Everyone needs someone to disappoint – to know that someone cares and takes an interest in their wellbeing.

Not surprisingly, employment was a major issue for most.

They told us how hard it was to cope financially and emotionally without the support of immediate or extended family.

One young man told us that it was less stressful to sell drugs than it is to negotiate Centrelink.

Another described how hard it was to resist re-offending saying: ‘Your past follows you around – you are not allowed to forget your mistakes.  So you turn back to crime because you feel so hopeless.’

One young Muslim-Australian spoke about the compounding impact of racism:

‘If you’re black and Muslim, you just feel there are no opportunities and you can’t fulfil your potential…If you apply for jobs and keep getting knocked back, then you give up… What is the point of dreaming of getting a good job one day if you can’t even get a job at the local supermarket or newsagents?’

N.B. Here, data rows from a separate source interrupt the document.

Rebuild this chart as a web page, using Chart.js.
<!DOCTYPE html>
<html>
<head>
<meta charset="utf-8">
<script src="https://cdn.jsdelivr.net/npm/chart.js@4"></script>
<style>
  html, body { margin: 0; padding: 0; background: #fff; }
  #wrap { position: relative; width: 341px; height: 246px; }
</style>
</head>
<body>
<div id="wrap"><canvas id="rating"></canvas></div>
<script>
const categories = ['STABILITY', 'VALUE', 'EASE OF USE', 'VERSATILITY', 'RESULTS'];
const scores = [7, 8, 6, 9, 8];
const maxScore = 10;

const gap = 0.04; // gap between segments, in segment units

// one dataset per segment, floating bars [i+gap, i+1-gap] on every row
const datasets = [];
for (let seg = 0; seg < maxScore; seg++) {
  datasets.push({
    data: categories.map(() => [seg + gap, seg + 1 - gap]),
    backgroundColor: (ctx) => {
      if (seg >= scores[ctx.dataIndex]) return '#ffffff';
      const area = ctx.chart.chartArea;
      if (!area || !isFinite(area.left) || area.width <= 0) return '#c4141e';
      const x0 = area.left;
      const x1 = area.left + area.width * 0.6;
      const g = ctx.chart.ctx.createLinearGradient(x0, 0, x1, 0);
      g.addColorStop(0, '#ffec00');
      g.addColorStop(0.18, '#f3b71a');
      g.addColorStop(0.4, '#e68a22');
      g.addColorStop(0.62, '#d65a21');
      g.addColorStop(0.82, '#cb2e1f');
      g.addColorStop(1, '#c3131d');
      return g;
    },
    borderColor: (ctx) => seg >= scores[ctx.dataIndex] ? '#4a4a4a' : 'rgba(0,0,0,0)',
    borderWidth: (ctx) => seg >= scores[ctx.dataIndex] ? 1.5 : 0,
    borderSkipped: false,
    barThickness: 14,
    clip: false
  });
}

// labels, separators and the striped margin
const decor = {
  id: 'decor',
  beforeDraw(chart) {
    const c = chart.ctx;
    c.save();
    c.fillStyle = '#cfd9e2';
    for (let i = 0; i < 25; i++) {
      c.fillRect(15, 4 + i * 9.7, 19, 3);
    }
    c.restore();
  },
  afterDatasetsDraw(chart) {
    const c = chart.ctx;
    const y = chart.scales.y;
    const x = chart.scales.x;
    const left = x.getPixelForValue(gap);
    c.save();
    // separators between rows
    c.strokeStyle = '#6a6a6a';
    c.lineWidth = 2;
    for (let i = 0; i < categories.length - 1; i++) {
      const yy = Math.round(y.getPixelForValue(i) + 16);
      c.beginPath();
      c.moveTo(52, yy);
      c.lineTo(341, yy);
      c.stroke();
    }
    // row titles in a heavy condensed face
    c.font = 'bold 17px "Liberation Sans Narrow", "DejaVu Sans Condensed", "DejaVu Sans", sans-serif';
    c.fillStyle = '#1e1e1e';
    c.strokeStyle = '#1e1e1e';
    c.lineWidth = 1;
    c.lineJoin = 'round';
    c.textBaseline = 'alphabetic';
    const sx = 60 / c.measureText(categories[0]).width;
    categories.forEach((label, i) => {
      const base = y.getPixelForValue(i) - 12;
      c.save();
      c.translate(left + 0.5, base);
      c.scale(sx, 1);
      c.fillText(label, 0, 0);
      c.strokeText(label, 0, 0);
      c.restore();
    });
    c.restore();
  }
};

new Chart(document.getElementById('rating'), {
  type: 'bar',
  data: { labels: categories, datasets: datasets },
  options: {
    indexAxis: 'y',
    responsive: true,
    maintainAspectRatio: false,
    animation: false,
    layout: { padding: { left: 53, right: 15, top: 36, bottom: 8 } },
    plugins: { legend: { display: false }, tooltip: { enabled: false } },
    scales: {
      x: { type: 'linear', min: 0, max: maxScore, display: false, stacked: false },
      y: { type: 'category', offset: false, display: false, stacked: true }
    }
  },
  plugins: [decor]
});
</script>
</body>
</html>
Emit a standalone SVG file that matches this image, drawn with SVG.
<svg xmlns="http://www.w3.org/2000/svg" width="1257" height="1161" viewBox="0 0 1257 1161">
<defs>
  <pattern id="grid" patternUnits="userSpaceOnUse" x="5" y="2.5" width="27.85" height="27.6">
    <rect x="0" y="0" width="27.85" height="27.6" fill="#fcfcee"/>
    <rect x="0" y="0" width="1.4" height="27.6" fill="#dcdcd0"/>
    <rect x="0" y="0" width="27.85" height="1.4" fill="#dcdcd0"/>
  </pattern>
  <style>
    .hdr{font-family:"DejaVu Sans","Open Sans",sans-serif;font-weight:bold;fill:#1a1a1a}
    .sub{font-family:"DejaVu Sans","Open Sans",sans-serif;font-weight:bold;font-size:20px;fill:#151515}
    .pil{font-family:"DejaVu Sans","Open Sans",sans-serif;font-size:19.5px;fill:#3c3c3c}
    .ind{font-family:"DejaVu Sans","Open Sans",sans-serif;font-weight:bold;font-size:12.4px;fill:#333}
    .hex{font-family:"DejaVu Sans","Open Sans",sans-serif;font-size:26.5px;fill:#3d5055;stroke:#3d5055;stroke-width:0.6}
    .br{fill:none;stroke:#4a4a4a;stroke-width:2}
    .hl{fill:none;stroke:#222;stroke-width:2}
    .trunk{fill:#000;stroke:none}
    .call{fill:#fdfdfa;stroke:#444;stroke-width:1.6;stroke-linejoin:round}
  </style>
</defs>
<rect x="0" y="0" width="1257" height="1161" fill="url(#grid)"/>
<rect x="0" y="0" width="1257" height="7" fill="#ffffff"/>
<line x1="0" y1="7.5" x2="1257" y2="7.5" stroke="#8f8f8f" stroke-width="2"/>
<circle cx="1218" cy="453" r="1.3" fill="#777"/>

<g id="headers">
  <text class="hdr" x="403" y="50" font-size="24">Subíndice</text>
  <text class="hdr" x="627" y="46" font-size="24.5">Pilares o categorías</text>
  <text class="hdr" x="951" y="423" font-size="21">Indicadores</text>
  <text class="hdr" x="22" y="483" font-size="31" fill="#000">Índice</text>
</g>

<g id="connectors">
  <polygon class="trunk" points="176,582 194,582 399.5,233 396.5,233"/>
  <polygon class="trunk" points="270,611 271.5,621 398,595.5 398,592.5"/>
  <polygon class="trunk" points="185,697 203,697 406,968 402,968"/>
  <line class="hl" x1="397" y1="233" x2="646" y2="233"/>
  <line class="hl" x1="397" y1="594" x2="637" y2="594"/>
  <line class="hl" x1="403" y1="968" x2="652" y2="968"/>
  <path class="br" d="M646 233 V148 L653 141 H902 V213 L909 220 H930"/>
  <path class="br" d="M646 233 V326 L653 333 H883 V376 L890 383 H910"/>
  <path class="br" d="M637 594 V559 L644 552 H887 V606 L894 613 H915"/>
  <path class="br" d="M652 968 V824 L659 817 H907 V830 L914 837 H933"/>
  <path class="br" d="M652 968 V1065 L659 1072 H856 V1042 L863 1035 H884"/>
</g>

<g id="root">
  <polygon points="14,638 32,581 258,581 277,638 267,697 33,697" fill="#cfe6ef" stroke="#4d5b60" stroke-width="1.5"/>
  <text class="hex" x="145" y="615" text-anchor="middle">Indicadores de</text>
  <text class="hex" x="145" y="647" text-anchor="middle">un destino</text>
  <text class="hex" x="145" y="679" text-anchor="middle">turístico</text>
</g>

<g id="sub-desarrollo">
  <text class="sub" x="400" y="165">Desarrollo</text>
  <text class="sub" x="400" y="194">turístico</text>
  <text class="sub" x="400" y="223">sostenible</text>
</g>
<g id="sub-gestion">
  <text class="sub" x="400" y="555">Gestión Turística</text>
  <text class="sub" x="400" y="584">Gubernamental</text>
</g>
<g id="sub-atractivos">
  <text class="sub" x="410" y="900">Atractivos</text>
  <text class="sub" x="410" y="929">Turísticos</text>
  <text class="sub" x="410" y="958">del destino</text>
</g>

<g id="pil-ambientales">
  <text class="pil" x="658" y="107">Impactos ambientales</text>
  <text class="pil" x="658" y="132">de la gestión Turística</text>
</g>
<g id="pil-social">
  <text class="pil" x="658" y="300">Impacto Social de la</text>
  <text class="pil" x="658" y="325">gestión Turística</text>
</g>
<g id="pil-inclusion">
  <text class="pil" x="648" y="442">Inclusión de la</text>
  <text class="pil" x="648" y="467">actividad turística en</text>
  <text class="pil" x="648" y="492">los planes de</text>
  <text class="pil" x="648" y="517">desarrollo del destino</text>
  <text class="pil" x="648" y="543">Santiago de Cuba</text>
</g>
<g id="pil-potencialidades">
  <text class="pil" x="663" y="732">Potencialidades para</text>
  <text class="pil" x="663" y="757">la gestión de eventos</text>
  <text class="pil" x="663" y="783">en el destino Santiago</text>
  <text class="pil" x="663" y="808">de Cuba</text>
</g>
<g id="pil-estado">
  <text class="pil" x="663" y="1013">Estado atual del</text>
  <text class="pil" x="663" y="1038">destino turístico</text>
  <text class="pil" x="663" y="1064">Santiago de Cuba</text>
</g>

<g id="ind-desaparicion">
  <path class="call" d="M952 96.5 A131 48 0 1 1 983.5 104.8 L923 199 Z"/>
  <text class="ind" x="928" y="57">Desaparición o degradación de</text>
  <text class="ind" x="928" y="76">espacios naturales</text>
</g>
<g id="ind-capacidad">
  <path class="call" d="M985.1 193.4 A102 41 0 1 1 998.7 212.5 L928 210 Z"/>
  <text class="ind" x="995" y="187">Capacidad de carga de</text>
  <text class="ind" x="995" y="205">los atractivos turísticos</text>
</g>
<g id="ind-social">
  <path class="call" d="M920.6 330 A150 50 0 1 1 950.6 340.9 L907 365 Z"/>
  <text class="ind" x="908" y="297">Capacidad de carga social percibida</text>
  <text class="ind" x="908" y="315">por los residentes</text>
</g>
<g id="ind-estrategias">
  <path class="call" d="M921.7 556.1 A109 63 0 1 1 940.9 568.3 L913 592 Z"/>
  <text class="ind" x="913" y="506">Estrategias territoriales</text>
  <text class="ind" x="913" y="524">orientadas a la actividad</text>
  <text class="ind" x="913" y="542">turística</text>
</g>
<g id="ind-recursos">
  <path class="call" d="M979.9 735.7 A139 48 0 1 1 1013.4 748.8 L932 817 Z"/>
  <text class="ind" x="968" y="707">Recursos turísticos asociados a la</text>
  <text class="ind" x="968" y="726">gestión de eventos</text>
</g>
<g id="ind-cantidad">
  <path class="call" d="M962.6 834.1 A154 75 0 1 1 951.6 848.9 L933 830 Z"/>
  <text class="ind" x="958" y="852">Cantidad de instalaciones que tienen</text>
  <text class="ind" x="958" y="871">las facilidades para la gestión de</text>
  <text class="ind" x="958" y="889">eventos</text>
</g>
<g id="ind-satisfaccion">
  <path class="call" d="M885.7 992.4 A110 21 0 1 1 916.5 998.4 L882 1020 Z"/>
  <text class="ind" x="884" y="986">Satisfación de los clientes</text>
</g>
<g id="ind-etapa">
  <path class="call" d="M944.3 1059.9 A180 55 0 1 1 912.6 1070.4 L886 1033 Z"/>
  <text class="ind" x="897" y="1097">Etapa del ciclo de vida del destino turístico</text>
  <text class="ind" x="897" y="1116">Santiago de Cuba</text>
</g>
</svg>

We heard that services for young people were disconnected and there were limited opportunities for vocational education and apprenticeships.

Whilst the unemployment rate is currently just below 6%, our young people are finding it challenging to enter the labour market.

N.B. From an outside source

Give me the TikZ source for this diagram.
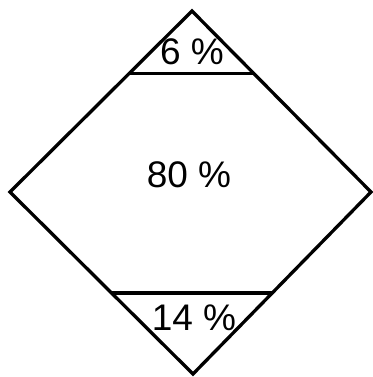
\documentclass[tikz,border=0pt]{standalone}
\usepackage{fontspec}
\setmainfont{Liberation Sans}
\usetikzlibrary{calc}
\begin{document}
\begin{tikzpicture}[x=1pt,y=-1pt,
  edge/.style={line width=3.3pt,line join=miter,line cap=butt},
  label/.style={font=\fontsize{37}{40}\selectfont,inner sep=0pt,anchor=center}]
\useasboundingbox (0,0) rectangle (372,377);
\coordinate (T) at (192,11);
\coordinate (L) at (10,192);
\coordinate (R) at (371,192);
\coordinate (B) at (193,374);
\draw[edge] (T) -- (R) -- (B) -- (L) -- cycle;
\coordinate (tl) at ($(T)!0.346!(L)$);
\coordinate (tr) at ($(T)!0.346!(R)$);
\coordinate (bl) at ($(B)!0.445!(L)$);
\coordinate (br) at ($(B)!0.445!(R)$);
\draw[edge] (tl) -- (tr);
\draw[edge] (bl) -- (br);
\node[label] (p6) at (192,52) {6 \%};
\node[label] (p80) at (189,175) {80 \%};
\node[label] (p14) at (194,318) {14 \%};
\end{tikzpicture}
\end{document}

Around a third of young people who want to work are either unemployed or not getting as much work as they need.

Education and The Dangers of Exclusion

These young people understood the criticality of education.

Even those who had disengaged themselves saw school as indispensable in steering people away from offending.

One young man told us that expulsion from school should be banned – a view echoed by many others.

They told us that being expelled from school set them up to fail.

But what can be done about the behaviours that lead these young people to be expelled from school?

Interestingly many showed great insight into their problem behaviours.

They spoke of frustration and anger.  Of not being understood.  Of being underestimated and treated like they were stupid.

Unable to manage themselves, and without supportive adults in their lives, they looked to school for guardianship.

The failure to attain the education needed to get a job is a core experience of a growing cohort of young people who talk of feeling ‘locked out’ of the mainstream.

This experience of exclusion from the opportunities afforded to others is, understandably, a source of great anger.

So the question emerges – could the ‘locked out’ experience be driving some of the changes we are observing in young people’s involvement in crime?

As I said earlier, this summit is not about being alarmist.

We know that the majority of our young people are doing well, and that overall youth crime is decreasing.

But there is a cohort of young people whose lives are being irretrievably set off course by early involvement in serious and violent crime.

We want to stop this trend.

Like family violence, this is something that requires a holistic response.

It is an issue for all of us.

We need to have this conversation, gain a broader understanding, about what we are seeing.

I don’t pretend to have the answers.  And I don’t want to pre-empt the discussions and outcomes of today.

But it’s only by trying to understand what is driving these trends, that we can start to think about how to intervene.

Now is the time for action.

Because I do have a sense that if we don’t act now, we may miss an important opportunity – an opportunity to enhance the lives of vulnerable young people now and into the future.